*Data excerpts:*
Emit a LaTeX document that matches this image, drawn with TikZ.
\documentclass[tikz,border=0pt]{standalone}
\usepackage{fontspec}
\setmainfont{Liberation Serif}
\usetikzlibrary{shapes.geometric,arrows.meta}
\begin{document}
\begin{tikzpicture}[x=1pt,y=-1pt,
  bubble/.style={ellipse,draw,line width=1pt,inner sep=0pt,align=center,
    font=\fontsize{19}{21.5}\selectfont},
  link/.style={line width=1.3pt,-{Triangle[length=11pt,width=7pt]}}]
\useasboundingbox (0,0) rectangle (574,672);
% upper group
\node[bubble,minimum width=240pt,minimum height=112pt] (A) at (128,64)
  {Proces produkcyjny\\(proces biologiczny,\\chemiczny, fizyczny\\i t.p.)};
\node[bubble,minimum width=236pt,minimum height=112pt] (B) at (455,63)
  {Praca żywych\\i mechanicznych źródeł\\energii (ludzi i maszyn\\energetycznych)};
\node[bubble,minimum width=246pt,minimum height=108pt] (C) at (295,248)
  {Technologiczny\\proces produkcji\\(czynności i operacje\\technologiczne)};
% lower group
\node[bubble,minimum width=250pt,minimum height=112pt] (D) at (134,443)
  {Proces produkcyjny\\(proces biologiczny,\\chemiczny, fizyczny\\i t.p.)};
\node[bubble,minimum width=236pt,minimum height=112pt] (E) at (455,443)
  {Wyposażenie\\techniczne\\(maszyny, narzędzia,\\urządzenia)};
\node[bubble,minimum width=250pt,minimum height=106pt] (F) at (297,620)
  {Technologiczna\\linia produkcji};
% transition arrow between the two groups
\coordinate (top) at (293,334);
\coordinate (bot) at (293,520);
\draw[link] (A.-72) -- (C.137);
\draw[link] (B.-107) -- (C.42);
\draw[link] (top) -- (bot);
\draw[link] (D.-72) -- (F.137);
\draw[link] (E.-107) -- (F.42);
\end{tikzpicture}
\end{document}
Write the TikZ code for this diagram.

...

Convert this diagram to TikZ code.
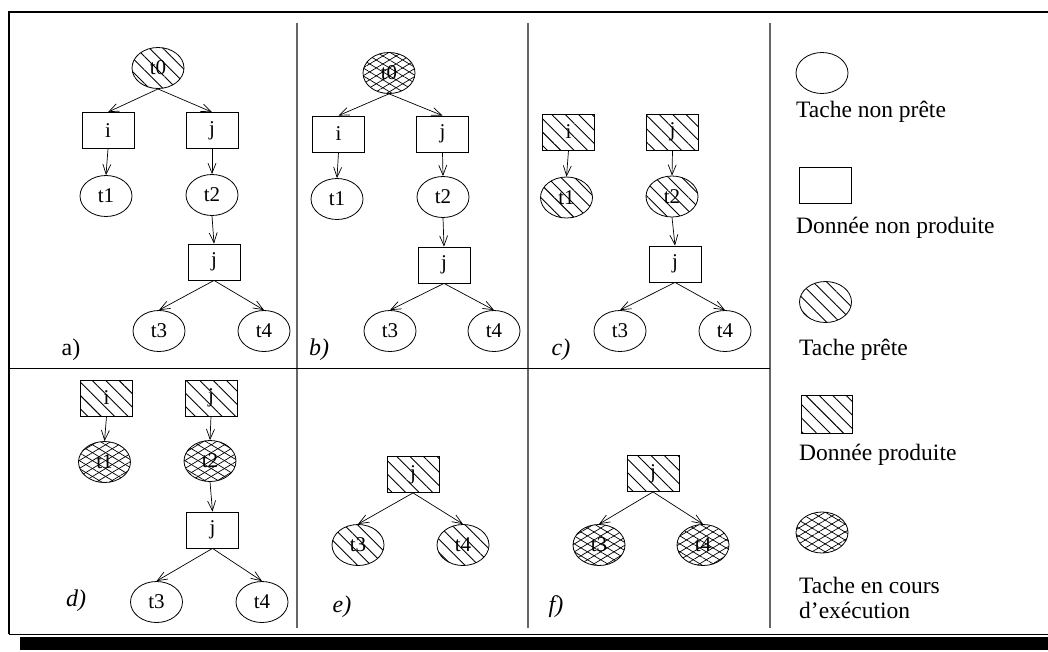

...

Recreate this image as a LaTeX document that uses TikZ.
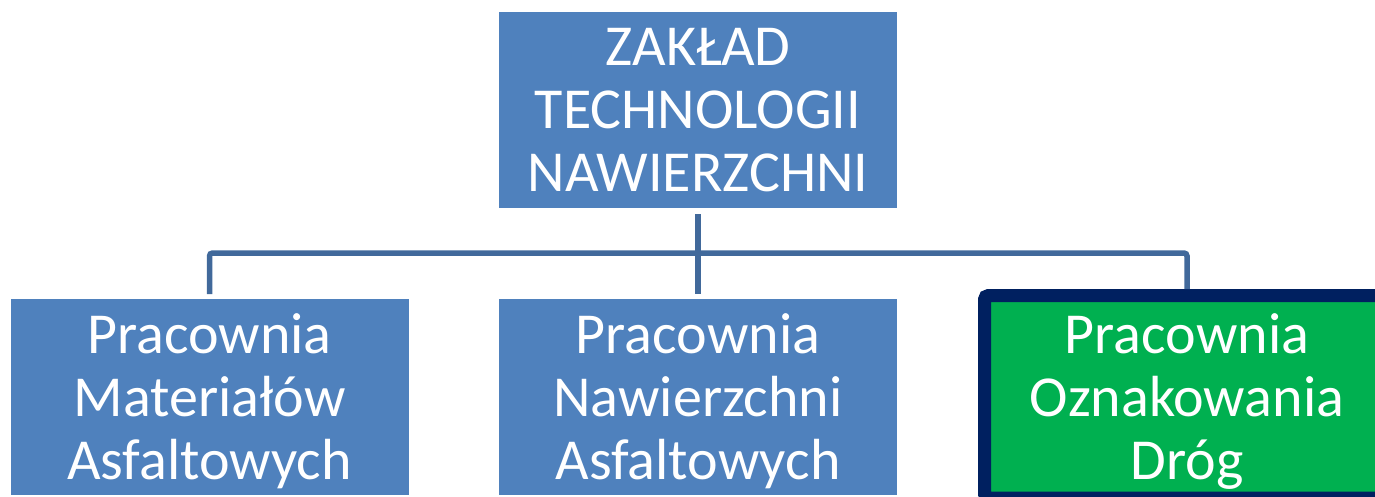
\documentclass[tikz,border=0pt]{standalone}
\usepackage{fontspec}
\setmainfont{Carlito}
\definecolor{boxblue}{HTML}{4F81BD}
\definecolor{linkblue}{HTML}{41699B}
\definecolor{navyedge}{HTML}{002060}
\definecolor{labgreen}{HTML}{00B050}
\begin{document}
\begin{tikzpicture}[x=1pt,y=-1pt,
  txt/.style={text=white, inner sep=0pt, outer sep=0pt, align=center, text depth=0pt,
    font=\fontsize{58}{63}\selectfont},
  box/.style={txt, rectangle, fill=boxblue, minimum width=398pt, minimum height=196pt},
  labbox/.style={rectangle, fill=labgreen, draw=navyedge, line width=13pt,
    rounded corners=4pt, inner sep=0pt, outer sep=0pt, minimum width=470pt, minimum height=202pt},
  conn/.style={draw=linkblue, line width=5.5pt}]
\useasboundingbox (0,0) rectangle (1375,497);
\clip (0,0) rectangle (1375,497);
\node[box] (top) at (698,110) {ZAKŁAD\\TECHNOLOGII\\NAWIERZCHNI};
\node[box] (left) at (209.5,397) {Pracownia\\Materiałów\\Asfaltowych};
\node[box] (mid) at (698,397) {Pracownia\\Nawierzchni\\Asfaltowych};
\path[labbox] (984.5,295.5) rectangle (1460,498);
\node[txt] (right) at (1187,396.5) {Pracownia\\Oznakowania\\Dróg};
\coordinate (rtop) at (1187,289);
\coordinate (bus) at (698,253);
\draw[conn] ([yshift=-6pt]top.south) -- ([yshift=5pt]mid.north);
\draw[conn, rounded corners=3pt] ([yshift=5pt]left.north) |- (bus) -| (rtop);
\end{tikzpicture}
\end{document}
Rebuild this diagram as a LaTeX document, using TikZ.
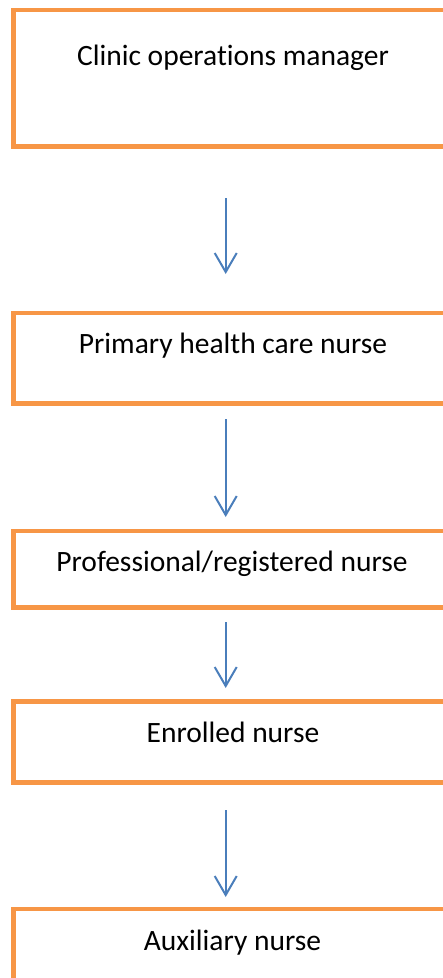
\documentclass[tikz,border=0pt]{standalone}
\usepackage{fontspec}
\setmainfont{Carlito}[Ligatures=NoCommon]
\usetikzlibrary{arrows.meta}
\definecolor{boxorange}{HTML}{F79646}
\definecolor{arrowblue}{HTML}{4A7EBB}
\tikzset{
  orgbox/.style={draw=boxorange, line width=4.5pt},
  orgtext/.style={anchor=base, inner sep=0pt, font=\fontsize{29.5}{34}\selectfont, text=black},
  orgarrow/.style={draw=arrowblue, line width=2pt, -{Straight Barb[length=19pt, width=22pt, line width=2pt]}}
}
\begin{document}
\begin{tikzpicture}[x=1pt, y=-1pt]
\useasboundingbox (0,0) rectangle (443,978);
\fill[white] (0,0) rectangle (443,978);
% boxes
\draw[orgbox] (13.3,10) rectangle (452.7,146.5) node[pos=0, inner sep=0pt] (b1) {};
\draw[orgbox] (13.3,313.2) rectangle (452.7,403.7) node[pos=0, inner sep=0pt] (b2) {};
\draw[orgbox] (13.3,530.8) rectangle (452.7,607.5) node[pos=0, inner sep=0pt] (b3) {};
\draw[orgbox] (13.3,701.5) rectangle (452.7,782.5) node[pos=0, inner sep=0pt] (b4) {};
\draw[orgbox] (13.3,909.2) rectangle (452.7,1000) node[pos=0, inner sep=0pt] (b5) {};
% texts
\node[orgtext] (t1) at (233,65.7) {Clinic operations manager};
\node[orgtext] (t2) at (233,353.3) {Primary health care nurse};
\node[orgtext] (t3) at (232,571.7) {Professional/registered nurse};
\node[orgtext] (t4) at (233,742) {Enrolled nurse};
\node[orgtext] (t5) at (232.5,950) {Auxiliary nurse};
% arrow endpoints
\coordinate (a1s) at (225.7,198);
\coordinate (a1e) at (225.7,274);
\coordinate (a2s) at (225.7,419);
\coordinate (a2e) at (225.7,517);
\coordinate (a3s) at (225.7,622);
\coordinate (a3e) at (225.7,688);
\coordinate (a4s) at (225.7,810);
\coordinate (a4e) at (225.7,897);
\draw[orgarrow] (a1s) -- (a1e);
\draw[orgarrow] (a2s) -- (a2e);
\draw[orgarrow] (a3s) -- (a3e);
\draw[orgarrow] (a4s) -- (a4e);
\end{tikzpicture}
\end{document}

*What is expected:* How many lines of the data hold the string "that"? Reply with the number alone.

*Written solution:* 2